PROBLEM DETAILS:
Keep pictures out. Copy exactly the lines from the one containing "Output the web page that produces this picture with Apache" to the one containing "stroke: '#000', lineWidth: 1", endpoints included.

RECORDS PROVIDED:
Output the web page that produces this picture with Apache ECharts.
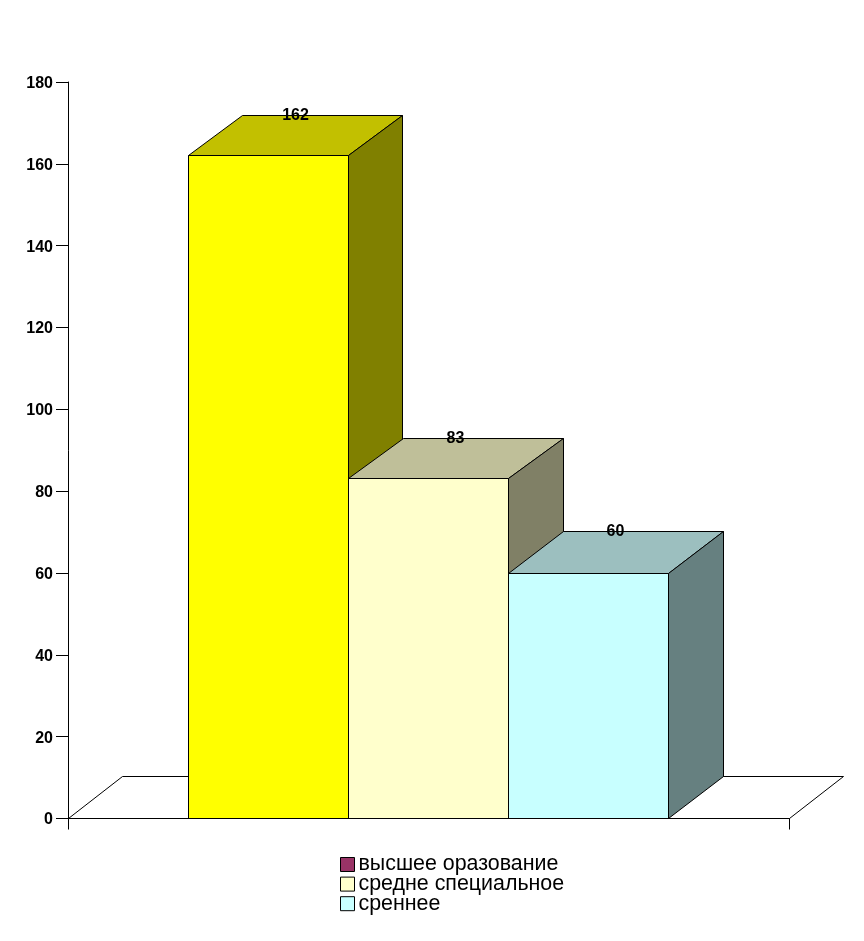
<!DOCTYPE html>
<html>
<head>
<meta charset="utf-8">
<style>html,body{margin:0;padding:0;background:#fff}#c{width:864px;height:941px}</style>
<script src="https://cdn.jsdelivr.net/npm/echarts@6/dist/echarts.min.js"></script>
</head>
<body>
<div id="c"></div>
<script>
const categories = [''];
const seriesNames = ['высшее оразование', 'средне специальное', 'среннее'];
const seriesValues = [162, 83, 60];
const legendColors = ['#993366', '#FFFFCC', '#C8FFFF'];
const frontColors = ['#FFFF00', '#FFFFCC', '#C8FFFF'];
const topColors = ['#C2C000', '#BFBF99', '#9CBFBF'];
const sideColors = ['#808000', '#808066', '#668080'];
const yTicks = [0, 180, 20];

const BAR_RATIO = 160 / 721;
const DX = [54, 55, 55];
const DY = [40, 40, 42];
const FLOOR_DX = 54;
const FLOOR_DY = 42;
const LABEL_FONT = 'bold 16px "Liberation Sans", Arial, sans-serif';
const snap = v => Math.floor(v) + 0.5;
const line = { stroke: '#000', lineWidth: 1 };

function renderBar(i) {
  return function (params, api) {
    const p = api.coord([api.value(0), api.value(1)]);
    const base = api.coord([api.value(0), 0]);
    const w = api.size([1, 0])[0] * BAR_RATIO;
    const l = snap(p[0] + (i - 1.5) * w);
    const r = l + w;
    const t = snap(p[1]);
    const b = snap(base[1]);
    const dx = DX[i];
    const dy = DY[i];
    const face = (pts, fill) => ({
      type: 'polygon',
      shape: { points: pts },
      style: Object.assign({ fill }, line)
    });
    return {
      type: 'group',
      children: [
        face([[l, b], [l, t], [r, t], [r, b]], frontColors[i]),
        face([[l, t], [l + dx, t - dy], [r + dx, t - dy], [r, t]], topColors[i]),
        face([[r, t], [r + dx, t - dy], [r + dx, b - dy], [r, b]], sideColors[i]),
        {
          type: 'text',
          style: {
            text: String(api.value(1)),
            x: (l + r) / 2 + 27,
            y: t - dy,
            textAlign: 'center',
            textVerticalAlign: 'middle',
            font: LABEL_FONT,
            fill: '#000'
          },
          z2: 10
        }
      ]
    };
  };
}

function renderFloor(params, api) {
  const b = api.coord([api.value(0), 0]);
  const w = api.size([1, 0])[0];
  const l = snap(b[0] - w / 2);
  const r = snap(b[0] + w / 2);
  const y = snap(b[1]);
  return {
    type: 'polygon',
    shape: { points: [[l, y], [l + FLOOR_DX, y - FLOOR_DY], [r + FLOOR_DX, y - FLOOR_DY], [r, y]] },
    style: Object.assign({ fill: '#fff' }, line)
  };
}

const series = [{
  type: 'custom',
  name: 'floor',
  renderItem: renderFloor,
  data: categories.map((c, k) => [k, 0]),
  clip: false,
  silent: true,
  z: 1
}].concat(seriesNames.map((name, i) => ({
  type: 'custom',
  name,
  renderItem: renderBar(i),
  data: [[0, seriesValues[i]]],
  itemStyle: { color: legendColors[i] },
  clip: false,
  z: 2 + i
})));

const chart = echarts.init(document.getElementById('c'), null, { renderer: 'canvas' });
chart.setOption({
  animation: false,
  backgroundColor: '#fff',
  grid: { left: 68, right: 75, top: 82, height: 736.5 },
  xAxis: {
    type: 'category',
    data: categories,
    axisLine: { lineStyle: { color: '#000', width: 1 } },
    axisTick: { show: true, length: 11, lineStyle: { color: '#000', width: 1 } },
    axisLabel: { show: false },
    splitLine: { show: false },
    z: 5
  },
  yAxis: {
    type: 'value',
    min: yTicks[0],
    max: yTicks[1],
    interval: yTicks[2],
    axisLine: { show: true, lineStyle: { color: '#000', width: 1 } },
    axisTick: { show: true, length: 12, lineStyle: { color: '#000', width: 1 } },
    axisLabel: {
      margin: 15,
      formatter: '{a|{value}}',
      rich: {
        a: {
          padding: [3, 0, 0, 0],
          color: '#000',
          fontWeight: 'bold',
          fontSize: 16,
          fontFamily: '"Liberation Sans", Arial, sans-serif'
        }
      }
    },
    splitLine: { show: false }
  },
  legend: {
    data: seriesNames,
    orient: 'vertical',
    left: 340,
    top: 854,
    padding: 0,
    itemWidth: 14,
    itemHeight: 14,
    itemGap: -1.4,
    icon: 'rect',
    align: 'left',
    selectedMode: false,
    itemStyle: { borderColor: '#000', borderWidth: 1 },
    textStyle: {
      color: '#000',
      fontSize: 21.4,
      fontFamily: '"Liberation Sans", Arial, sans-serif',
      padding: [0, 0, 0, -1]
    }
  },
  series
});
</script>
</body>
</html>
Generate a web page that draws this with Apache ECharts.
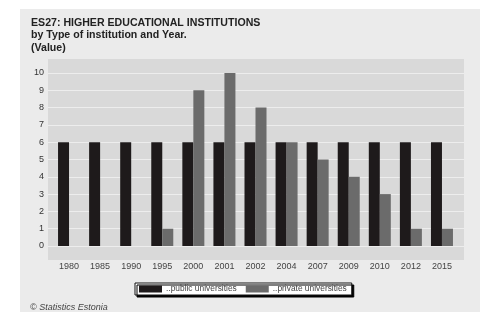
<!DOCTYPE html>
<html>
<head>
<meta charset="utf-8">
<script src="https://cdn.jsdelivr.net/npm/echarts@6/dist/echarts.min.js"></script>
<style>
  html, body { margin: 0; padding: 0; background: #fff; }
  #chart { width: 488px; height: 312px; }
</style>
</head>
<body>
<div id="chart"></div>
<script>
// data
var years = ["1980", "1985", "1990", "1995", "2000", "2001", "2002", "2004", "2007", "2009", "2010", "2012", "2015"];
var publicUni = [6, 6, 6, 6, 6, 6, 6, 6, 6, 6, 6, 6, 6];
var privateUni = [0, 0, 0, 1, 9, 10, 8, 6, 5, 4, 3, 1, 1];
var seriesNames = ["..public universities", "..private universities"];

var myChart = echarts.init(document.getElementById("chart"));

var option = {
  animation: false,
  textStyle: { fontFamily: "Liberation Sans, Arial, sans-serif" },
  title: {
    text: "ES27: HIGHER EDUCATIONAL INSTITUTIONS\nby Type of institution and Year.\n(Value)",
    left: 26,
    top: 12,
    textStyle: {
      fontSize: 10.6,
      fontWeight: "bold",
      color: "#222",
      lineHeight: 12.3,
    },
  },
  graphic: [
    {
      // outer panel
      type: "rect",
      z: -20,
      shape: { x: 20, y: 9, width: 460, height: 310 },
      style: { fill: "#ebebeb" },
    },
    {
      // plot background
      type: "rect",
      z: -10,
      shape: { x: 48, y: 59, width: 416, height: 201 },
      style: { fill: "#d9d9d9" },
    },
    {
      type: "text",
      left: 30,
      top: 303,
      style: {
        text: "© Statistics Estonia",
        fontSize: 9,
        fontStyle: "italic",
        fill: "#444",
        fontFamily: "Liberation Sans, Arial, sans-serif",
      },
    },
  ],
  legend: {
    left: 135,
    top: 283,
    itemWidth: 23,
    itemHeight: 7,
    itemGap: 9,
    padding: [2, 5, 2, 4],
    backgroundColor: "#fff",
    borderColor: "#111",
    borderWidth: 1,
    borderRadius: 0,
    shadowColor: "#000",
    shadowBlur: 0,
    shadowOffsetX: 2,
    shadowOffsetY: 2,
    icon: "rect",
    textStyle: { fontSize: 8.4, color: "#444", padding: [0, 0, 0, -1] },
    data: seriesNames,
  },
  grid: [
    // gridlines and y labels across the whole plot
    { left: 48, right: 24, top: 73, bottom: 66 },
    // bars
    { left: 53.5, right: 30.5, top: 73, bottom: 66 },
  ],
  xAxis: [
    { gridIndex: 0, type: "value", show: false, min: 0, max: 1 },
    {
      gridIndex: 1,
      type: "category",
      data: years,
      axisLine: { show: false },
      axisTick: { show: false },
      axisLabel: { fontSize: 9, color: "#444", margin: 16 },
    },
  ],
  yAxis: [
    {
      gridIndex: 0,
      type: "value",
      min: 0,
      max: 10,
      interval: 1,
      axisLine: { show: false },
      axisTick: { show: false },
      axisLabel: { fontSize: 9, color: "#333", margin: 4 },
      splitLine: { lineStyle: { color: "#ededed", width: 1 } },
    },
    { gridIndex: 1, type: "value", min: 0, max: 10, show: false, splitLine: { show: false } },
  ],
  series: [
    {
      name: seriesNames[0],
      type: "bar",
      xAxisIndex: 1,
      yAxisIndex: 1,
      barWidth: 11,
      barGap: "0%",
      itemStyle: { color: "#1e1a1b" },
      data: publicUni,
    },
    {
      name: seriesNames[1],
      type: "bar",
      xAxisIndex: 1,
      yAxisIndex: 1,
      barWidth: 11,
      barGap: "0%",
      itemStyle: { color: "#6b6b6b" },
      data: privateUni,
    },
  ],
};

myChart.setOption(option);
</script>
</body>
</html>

---

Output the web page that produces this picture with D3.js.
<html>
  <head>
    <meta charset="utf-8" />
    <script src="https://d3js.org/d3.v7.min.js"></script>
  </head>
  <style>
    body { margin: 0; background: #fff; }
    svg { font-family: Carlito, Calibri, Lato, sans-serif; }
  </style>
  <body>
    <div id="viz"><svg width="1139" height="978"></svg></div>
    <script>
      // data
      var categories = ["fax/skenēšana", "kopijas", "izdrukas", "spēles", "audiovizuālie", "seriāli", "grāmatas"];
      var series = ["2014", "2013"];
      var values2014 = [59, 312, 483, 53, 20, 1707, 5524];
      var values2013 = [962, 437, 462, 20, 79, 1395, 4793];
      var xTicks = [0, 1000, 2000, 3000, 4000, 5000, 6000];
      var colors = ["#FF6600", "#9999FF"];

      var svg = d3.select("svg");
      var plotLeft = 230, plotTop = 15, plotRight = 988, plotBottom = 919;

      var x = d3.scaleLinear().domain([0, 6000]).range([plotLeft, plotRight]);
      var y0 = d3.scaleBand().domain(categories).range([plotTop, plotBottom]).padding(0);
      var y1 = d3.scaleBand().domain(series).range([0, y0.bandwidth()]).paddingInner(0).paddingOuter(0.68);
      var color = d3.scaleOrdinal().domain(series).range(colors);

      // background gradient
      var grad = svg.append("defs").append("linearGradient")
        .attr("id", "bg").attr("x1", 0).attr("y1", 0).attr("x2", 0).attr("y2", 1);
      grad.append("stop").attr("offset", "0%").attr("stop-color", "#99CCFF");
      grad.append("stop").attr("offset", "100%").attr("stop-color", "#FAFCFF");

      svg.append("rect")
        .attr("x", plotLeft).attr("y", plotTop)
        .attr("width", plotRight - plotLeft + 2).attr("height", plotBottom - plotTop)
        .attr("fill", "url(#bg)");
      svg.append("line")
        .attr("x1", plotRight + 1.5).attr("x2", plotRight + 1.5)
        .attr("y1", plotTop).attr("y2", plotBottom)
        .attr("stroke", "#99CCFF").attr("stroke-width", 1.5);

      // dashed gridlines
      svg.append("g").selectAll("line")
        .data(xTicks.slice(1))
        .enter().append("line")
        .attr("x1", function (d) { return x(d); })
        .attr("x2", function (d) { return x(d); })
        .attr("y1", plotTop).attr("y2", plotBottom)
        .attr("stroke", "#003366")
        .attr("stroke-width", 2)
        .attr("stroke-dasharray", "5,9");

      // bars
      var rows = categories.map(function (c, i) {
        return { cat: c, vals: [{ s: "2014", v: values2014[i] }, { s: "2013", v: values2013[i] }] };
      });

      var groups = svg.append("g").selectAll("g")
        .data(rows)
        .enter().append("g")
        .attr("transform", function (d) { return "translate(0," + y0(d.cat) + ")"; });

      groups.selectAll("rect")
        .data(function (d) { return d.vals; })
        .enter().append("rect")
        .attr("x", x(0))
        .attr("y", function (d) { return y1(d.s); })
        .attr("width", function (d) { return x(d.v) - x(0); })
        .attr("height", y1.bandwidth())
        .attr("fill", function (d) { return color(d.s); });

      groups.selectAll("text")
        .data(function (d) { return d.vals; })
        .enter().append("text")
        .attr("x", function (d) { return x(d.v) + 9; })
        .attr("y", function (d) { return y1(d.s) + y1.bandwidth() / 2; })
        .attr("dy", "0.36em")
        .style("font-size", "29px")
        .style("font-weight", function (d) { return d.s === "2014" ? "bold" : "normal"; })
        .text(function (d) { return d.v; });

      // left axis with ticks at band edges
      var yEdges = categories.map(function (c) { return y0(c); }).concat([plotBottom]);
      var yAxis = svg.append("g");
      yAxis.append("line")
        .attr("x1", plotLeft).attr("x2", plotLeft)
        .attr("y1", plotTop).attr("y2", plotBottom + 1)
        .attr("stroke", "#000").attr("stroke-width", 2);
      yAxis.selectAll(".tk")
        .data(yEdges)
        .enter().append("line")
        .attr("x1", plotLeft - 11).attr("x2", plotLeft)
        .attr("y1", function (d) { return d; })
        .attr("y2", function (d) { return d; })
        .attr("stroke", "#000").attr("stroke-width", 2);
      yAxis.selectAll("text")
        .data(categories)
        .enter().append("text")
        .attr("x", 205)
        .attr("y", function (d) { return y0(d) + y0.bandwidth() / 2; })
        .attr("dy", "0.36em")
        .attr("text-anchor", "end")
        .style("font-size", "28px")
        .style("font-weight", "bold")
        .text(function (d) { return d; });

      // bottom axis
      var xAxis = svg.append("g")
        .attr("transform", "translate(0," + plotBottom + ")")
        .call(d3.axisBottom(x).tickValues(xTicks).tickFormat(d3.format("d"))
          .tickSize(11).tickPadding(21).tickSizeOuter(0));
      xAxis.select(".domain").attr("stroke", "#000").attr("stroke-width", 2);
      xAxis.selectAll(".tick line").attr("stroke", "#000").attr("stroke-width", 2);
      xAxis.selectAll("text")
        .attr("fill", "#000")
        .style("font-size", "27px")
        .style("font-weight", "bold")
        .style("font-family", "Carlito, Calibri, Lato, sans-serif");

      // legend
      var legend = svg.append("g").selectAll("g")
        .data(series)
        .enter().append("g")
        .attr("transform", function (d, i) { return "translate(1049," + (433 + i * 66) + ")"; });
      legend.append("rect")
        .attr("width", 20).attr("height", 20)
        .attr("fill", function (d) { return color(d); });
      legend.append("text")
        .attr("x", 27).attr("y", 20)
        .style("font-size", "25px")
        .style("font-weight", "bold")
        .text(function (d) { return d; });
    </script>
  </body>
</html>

EXERCISE ANSWER:
Output the web page that produces this picture with Apache ECharts.
<!DOCTYPE html>
<html>
<head>
<meta charset="utf-8">
<style>html,body{margin:0;padding:0;background:#fff}#c{width:864px;height:941px}</style>
<script src="https://cdn.jsdelivr.net/npm/echarts@6/dist/echarts.min.js"></script>
</head>
<body>
<div id="c"></div>
<script>
const categories = [''];
const seriesNames = ['высшее оразование', 'средне специальное', 'среннее'];
const seriesValues = [162, 83, 60];
const legendColors = ['#993366', '#FFFFCC', '#C8FFFF'];
const frontColors = ['#FFFF00', '#FFFFCC', '#C8FFFF'];
const topColors = ['#C2C000', '#BFBF99', '#9CBFBF'];
const sideColors = ['#808000', '#808066', '#668080'];
const yTicks = [0, 180, 20];

const BAR_RATIO = 160 / 721;
const DX = [54, 55, 55];
const DY = [40, 40, 42];
const FLOOR_DX = 54;
const FLOOR_DY = 42;
const LABEL_FONT = 'bold 16px "Liberation Sans", Arial, sans-serif';
const snap = v => Math.floor(v) + 0.5;
const line = { stroke: '#000', lineWidth: 1 };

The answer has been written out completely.